Making a long course feel less long

Hey Everybody

        I'm welcoming all your comments and ideas on the current course i'm designing. The current course i'm working on is very basic. The course is 20 slides and a voice over recording that reads our current company code of conduct followed by a test bank of 30 or so MC questions.  The information is very dense and drags on quite long, the course i'm working to replace was in excess of one hour. Because we are an international company and will be having this translated into 3 other languages I cant use an engaging or exciting informal script because it has to be standardized across all languages. As most of you probably know the code of conduct is not something one can get overly excited about and the training needs to express the seriousness of complying with the code and cant be too goofy. My hope is that some of you who have had more than my two months experience working with designing these things could provide me tips or tricks to not put my learners to sleep at page ten of the training. Any suggestions welcome :)

                           Thanks everybody

                                                   James 

4 Replies
Alexander Salas

Hi James, 

It seems you already have a good sense of what boring training looks like in elearning format.  One the critical elements of why I build any interaction in a SL2 project is whether or not the interaction meets or reinforces a learning objective.  I would recommend you start there as that would help you map the path through which the learner must "travel".  Compliance training is a very challenging concept because A) the business (usually your compliance officer) wants to check a box i.e. we trained our employees and B) compliance is a forced concept in many industries.  So how can you make that interesting?  The elearning course should be a multimedia experience and interactive (which means the learner should do something, make a decision, etc.)
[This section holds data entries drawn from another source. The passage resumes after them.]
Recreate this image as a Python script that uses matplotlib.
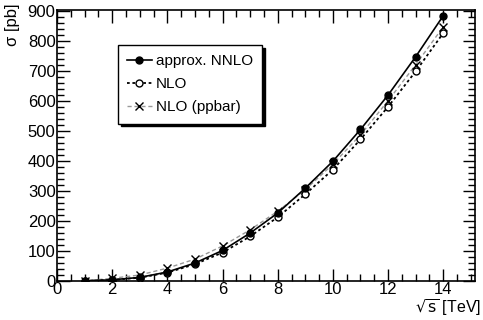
import matplotlib
matplotlib.use("Agg")
import matplotlib.pyplot as plt
from matplotlib.ticker import MultipleLocator

plt.rcParams['font.family'] = ['Liberation Sans', 'DejaVu Sans']

# sqrt(s) in TeV and cross sections in pb
sqrt_s = [1, 2, 3, 4, 5, 6, 7, 8, 9, 10, 11, 12, 13, 14]
nnlo = [0.5, 4, 12, 30, 60, 102, 160, 227, 310, 400, 506, 621, 749, 886]
nlo = [0.4, 3.5, 11, 28, 56, 95, 149, 213, 290, 372, 473, 582, 700, 828]
nlo_ppbar = [0.3, 9, 20, 43, 73, 117, 171, 233, 305, 390, 488, 602, 722, 849]

fig = plt.figure(figsize=(4.83, 3.2), dpi=100)
ax = fig.add_axes([57 / 483, 1 - 281 / 320, (475 - 57) / 483, (281 - 10) / 320])

ax.plot(sqrt_s, nlo_ppbar, color='#999999', ls=(0, (3, 2)), lw=1.0,
        marker='x', ms=5.5, mew=1.0, mec='black', label='NLO (ppbar)', zorder=2)
ax.plot(sqrt_s, nlo, color='black', ls=(0, (1.5, 1.5)), lw=1.3,
        marker='o', ms=5, mfc='white', mec='black', mew=1.0, label='NLO', zorder=3)
ax.plot(sqrt_s, nnlo, color='black', ls='-', lw=1.2,
        marker='o', ms=5, mfc='black', mec='black', label='approx. NNLO', zorder=4)

ax.set_xlim(0, 15.15)
ax.set_ylim(0, 905)
ax.xaxis.set_major_locator(MultipleLocator(2))
ax.xaxis.set_minor_locator(MultipleLocator(0.5))
ax.yaxis.set_major_locator(MultipleLocator(100))
ax.yaxis.set_minor_locator(MultipleLocator(20))
ax.tick_params(which='both', direction='in', top=True, right=True,
               labelsize=12, width=1, pad=1)
ax.tick_params(which='major', length=9)
ax.tick_params(which='minor', length=5)
for s in ax.spines.values():
    s.set_linewidth(1.2)

fig.text(481 / 483, 1 - 308 / 320, r'$\sqrt{\mathrm{s}}$ [TeV]', ha='right',
         va='center', fontsize=11.5)
fig.text(12 / 483, 1 - 4 / 320, 'σ [pb]', rotation=90, ha='center', va='top', fontsize=12)

handles, labels = ax.get_legend_handles_labels()
leg = ax.legend(handles[::-1], labels[::-1], loc='upper left',
                bbox_to_anchor=((118 - 57) / 418, (281 - 45) / 271),
                fancybox=False, shadow={'color': 'black', 'alpha': 1},
                framealpha=1, edgecolor='black',
                fontsize=11, handlelength=1.6, handletextpad=0.3,
                labelspacing=0.6, borderpad=0.6, borderaxespad=0)
leg.get_frame().set_linewidth(1.0)

fig.savefig('out.png', dpi=100)
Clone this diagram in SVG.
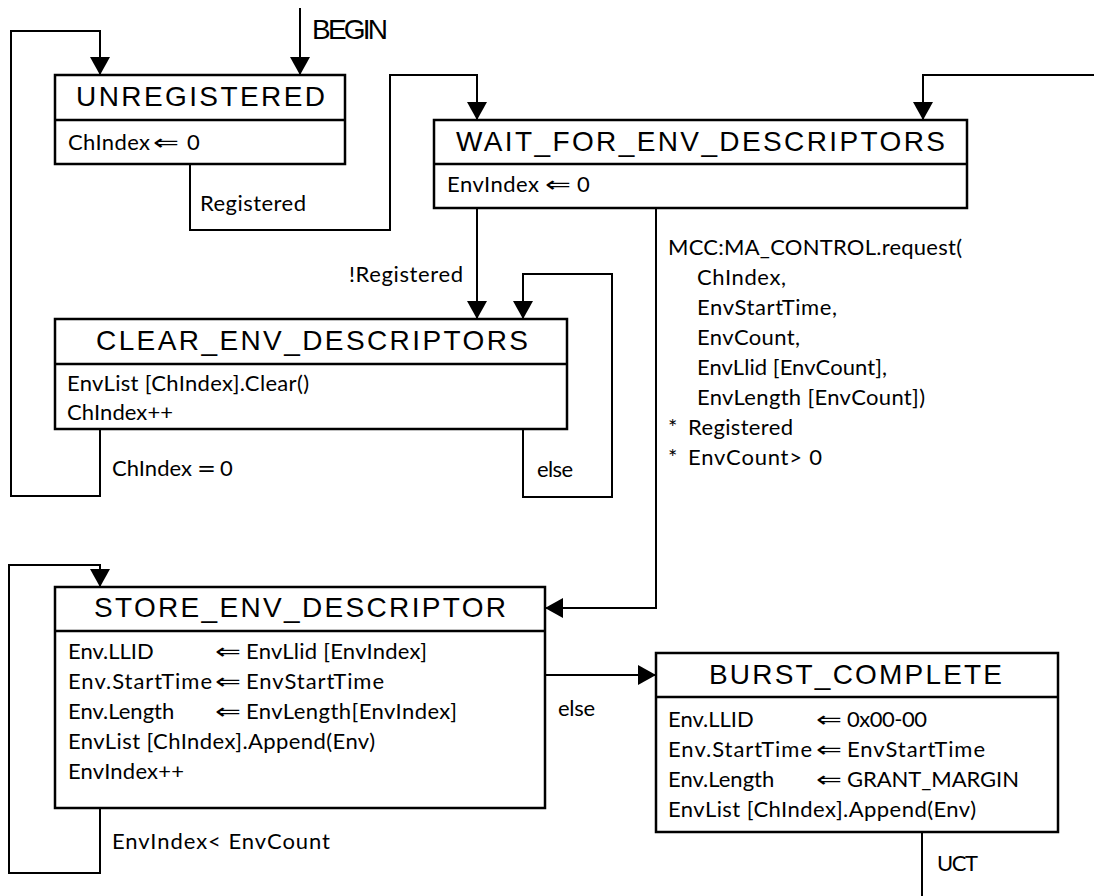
<svg xmlns="http://www.w3.org/2000/svg" width="1094" height="896" viewBox="0 0 1094 896">
<style>
.box{fill:#fff;stroke:#000;stroke-width:2.5}
.div{stroke:#000;stroke-width:2.5}
.ttl{font-family:"Liberation Sans",Arial,sans-serif;font-size:28px;fill:#000}
.bd{font-family:Lato,"Liberation Sans",sans-serif;font-size:22px;fill:#000}
.sym{font-family:"DejaVu Sans",sans-serif;font-size:22px;fill:#000}
.con{fill:none;stroke:#000;stroke-width:2;marker-end:url(#ah)}
.ln{fill:none;stroke:#000;stroke-width:2}
</style>
<defs>
<marker id="ah" markerUnits="userSpaceOnUse" markerWidth="18" markerHeight="20" refX="18" refY="10" orient="auto">
<path d="M0,0 L18,10 L0,20 z" fill="#000"/>
</marker>
</defs>
<rect width="1094" height="896" fill="#fff"/>
<g id="connectors">
<path class="con" d="M300,8 V75"/>
<path class="con" d="M100,429 V496 H11 V31 H100 V75"/>
<path class="con" d="M190,164 V230 H390 V75 H477 V120"/>
<path class="con" d="M1094,75 H923 V120"/>
<path class="con" d="M477,208 V319"/>
<path class="con" d="M523,429 V497 H612 V274 H523 V319"/>
<path class="con" d="M656,208 V608 H545"/>
<path class="con" d="M100,808 V873 H9 V565 H100 V587"/>
<path class="con" d="M545,675 H656"/>
<path class="ln" d="M922,832 V896"/>
<text class="ttl" x="312" y="39" font-size="22" textLength="76">BEGIN</text>
<text class="bd" x="200" y="211" textLength="106">Registered</text>
<text class="bd" x="349" y="282" textLength="114">!Registered</text>
<text class="bd" x="112" y="476" textLength="80">ChIndex</text><text class="sym" x="197" y="476" textLength="19" lengthAdjust="spacingAndGlyphs">=</text><text class="bd" x="220" y="476">0</text>
<text class="bd" x="537" y="477" textLength="36">else</text>
<text class="bd" x="668" y="255" textLength="294">MCC:MA_CONTROL.request(</text>
<text class="bd" x="697" y="285" textLength="89">ChIndex,</text>
<text class="bd" x="697" y="315" textLength="140">EnvStartTime,</text>
<text class="bd" x="697" y="345" textLength="103">EnvCount,</text>
<text class="bd" x="697" y="375" textLength="190">EnvLlid [EnvCount],</text>
<text class="bd" x="697" y="405" textLength="228">EnvLength [EnvCount])</text>
<text class="bd" x="668" y="435">*</text><text class="bd" x="688" y="435" textLength="105">Registered</text>
<text class="bd" x="668" y="465">*</text><text class="bd" x="688" y="465" textLength="134">EnvCount&gt; 0</text>
<text class="bd" x="112" y="849" textLength="218">EnvIndex&lt; EnvCount</text>
<text class="bd" x="558" y="716" textLength="37">else</text>
<text class="bd" x="937" y="871" textLength="41">UCT</text>
</g>
<g id="unregistered">
<rect class="box" x="55" y="75" width="290" height="89"/>
<line class="div" x1="55" y1="120" x2="345" y2="120"/>
<text class="ttl" x="76" y="106" textLength="249">UNREGISTERED</text>
<text class="bd" x="68" y="150" textLength="82">ChIndex</text><text class="sym" x="153" y="150" textLength="26" lengthAdjust="spacingAndGlyphs">⇐</text><text class="bd" x="187" y="150">0</text>
</g>
<g id="wait_for_env_descriptors">
<rect class="box" x="434" y="120" width="533" height="88"/>
<line class="div" x1="434" y1="164" x2="967" y2="164"/>
<text class="ttl" x="456" y="151" textLength="489">WAIT_FOR_ENV_DESCRIPTORS</text>
<text class="bd" x="447" y="192" textLength="92">EnvIndex</text><text class="sym" x="545" y="192" textLength="26" lengthAdjust="spacingAndGlyphs">⇐</text><text class="bd" x="577" y="192">0</text>
</g>
<g id="clear_env_descriptors">
<rect class="box" x="55" y="319" width="512" height="110"/>
<line class="div" x1="55" y1="364" x2="567" y2="364"/>
<text class="ttl" x="96" y="350" textLength="432">CLEAR_ENV_DESCRIPTORS</text>
<text class="bd" x="67" y="391" textLength="242">EnvList [ChIndex].Clear()</text>
<text class="bd" x="67" y="420" textLength="106">ChIndex++</text>
</g>
<g id="store_env_descriptor">
<rect class="box" x="55" y="587" width="490" height="221"/>
<line class="div" x1="55" y1="631" x2="545" y2="631"/>
<text class="ttl" x="94" y="617" textLength="412">STORE_ENV_DESCRIPTOR</text>
<text class="bd" x="68" y="659">Env.LLID</text><text class="sym" x="215" y="659" textLength="26" lengthAdjust="spacingAndGlyphs">⇐</text><text class="bd" x="246" y="659" textLength="181">EnvLlid [EnvIndex]</text>
<text class="bd" x="68" y="689" textLength="144">Env.StartTime</text><text class="sym" x="215" y="689" textLength="26" lengthAdjust="spacingAndGlyphs">⇐</text><text class="bd" x="246" y="689" textLength="138">EnvStartTime</text>
<text class="bd" x="68" y="719">Env.Length</text><text class="sym" x="215" y="719" textLength="26" lengthAdjust="spacingAndGlyphs">⇐</text><text class="bd" x="246" y="719" textLength="211">EnvLength[EnvIndex]</text>
<text class="bd" x="68" y="749" textLength="307">EnvList [ChIndex].Append(Env)</text>
<text class="bd" x="68" y="779" textLength="116">EnvIndex++</text>
</g>
<g id="burst_complete">
<rect class="box" x="656" y="653" width="402" height="179"/>
<line class="div" x1="656" y1="697" x2="1058" y2="697"/>
<text class="ttl" x="709" y="684" textLength="293">BURST_COMPLETE</text>
<text class="bd" x="668" y="727">Env.LLID</text><text class="sym" x="816" y="727" textLength="26" lengthAdjust="spacingAndGlyphs">⇐</text><text class="bd" x="847" y="727" textLength="80">0x00-00</text>
<text class="bd" x="668" y="757" textLength="144">Env.StartTime</text><text class="sym" x="816" y="757" textLength="26" lengthAdjust="spacingAndGlyphs">⇐</text><text class="bd" x="847" y="757" textLength="138">EnvStartTime</text>
<text class="bd" x="668" y="787">Env.Length</text><text class="sym" x="816" y="787" textLength="26" lengthAdjust="spacingAndGlyphs">⇐</text><text class="bd" x="847" y="787" textLength="172">GRANT_MARGIN</text>
<text class="bd" x="668" y="817" textLength="308">EnvList [ChIndex].Append(Env)</text>
</g>
</svg>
I hope this helps you a little as otherwise I would have write a book to explain all the details.  I'm on Twitter @stylelearn

Here's a sample ; )

https://www.stylelearn.com/elhchallenges/50shades/story.html

James Murphy

Thank you for starting me off in the right direction Alexander. I did get a chuckle out of the link. The issue is definitely due in part to the fact that some of the individuals that are steering the compliance and final approval portion of the training think that entertaining/engaging might also translate to unprofessional and so i'm riding the line between formal and fun. I will look into ways to make simple supporting interactions as you suggested.

               Thanks again

                                James

Cary Glenn

I would suggest pushing back at the powers-that-be. This "tell them and they will comply" isn't effective, as they say, "Telling ain't Training". The department wanting the training might as well email the policies and get a read-receipt on the email. It would be just as effective and save time. 

A better way to do this would be to develop scenarios, provide the relevant documentation and let people make decisions. Feedback could include reactions like, "That wasn't a very good choice, You ended up in jail and cost the company millions. You should try again."

James Murphy

The read receipt comment is actually not far off of the way I feel, investing the time to design and achieving the same result as a mass email. Thanks for the great tips and assurance that i'm not crazy for pushing for something better.